◆ Given problem ◆
Find and copy lines holding "chart".

◆ Data ◆
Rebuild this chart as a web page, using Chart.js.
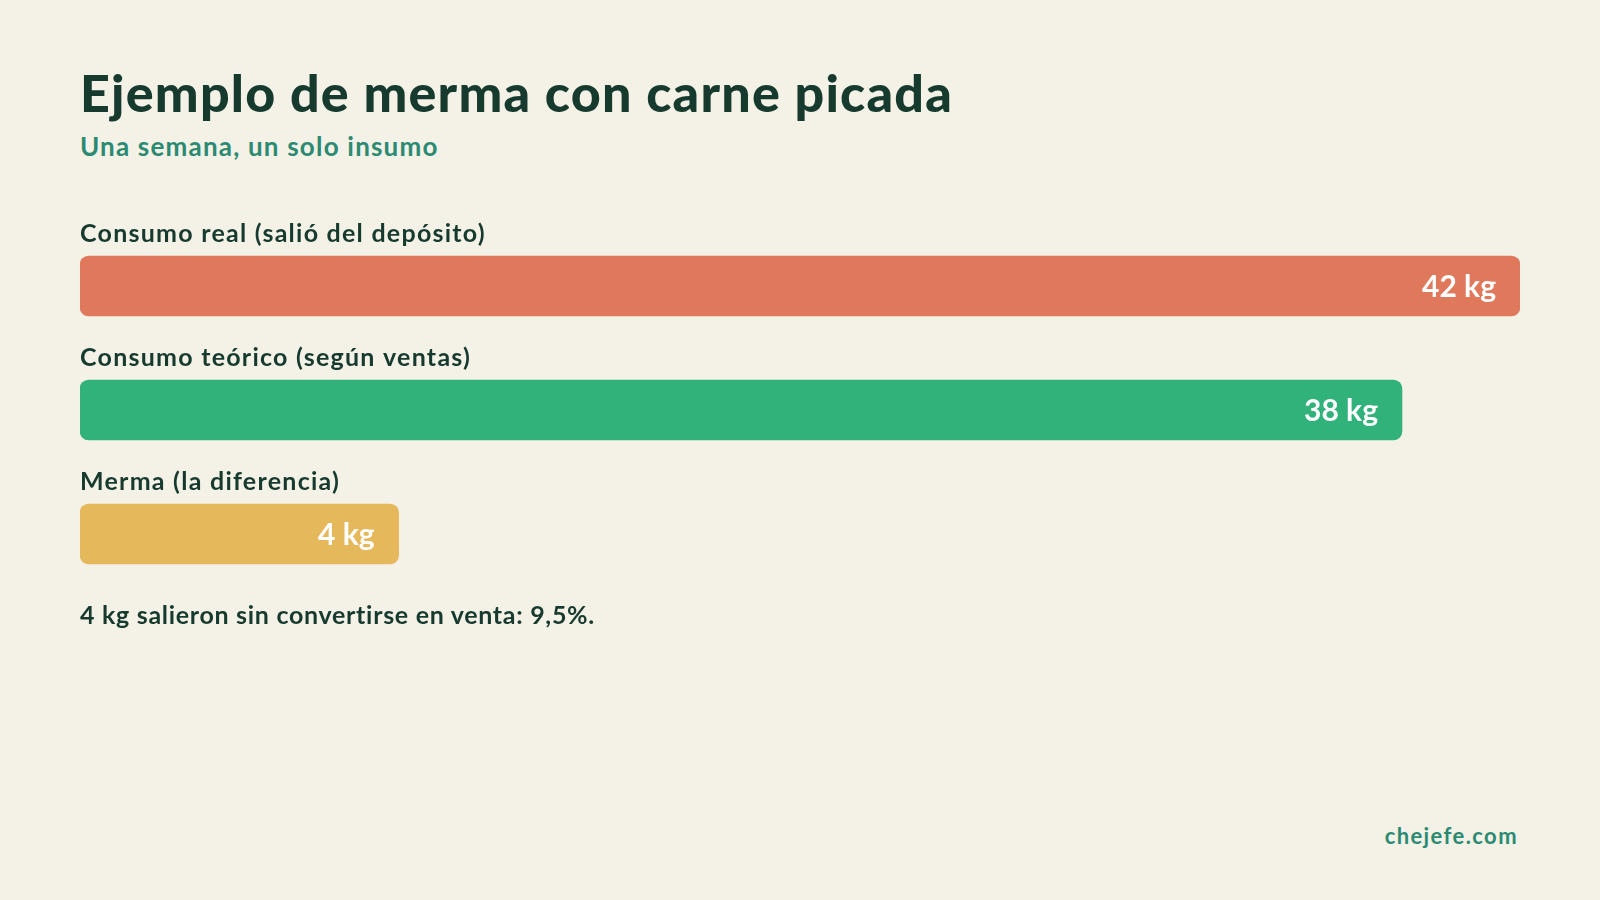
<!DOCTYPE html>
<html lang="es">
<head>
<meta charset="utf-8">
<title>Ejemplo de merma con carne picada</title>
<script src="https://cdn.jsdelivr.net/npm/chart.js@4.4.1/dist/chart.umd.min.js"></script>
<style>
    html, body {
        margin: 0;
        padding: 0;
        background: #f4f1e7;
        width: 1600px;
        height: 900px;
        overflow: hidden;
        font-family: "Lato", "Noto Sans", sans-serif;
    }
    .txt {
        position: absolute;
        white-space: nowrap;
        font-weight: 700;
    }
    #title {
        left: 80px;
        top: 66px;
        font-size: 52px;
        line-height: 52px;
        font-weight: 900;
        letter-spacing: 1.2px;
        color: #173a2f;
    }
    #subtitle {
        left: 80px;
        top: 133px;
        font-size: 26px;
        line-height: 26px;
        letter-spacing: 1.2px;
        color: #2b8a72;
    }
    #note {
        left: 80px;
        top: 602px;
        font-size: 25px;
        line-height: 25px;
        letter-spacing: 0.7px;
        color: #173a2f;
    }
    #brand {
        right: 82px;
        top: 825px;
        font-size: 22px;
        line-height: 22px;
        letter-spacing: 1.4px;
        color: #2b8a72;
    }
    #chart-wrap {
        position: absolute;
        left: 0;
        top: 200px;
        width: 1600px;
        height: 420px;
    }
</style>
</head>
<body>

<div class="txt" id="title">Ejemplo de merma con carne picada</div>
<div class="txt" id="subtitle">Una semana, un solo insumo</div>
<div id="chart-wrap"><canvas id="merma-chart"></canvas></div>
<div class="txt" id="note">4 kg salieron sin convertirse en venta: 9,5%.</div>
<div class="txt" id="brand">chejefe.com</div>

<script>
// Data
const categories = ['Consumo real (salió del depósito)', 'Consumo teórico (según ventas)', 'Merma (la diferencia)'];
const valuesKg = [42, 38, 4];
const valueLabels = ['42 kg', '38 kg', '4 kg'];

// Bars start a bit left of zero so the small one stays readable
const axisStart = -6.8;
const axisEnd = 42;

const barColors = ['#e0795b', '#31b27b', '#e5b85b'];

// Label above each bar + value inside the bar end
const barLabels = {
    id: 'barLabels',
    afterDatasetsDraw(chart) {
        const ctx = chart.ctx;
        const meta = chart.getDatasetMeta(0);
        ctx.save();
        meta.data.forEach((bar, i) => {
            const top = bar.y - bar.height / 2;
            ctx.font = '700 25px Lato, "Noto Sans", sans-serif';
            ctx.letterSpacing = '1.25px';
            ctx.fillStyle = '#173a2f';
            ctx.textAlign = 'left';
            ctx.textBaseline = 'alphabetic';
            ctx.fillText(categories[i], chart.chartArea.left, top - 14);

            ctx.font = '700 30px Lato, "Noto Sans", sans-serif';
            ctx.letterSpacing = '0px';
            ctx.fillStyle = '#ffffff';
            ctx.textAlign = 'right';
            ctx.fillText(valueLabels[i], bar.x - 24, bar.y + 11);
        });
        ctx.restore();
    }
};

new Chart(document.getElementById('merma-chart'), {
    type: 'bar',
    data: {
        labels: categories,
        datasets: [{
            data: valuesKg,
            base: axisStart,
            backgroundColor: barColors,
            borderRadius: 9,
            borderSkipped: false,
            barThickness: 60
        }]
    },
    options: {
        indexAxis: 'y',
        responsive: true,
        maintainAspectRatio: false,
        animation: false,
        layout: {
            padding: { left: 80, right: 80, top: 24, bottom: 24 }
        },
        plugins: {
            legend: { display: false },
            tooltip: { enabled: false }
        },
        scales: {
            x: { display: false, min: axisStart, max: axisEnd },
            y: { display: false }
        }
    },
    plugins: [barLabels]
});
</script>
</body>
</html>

◆ Output of the task ◆
Rebuild this chart as a web page, using Chart.js.
<script src="https://cdn.jsdelivr.net/npm/chart.js@4.4.1/dist/chart.umd.min.js"></script>
    #chart-wrap {
<div id="chart-wrap"><canvas id="merma-chart"></canvas></div>
    afterDatasetsDraw(chart) {
        const ctx = chart.ctx;
        const meta = chart.getDatasetMeta(0);
            ctx.fillText(categories[i], chart.chartArea.left, top - 14);
new Chart(document.getElementById('merma-chart'), {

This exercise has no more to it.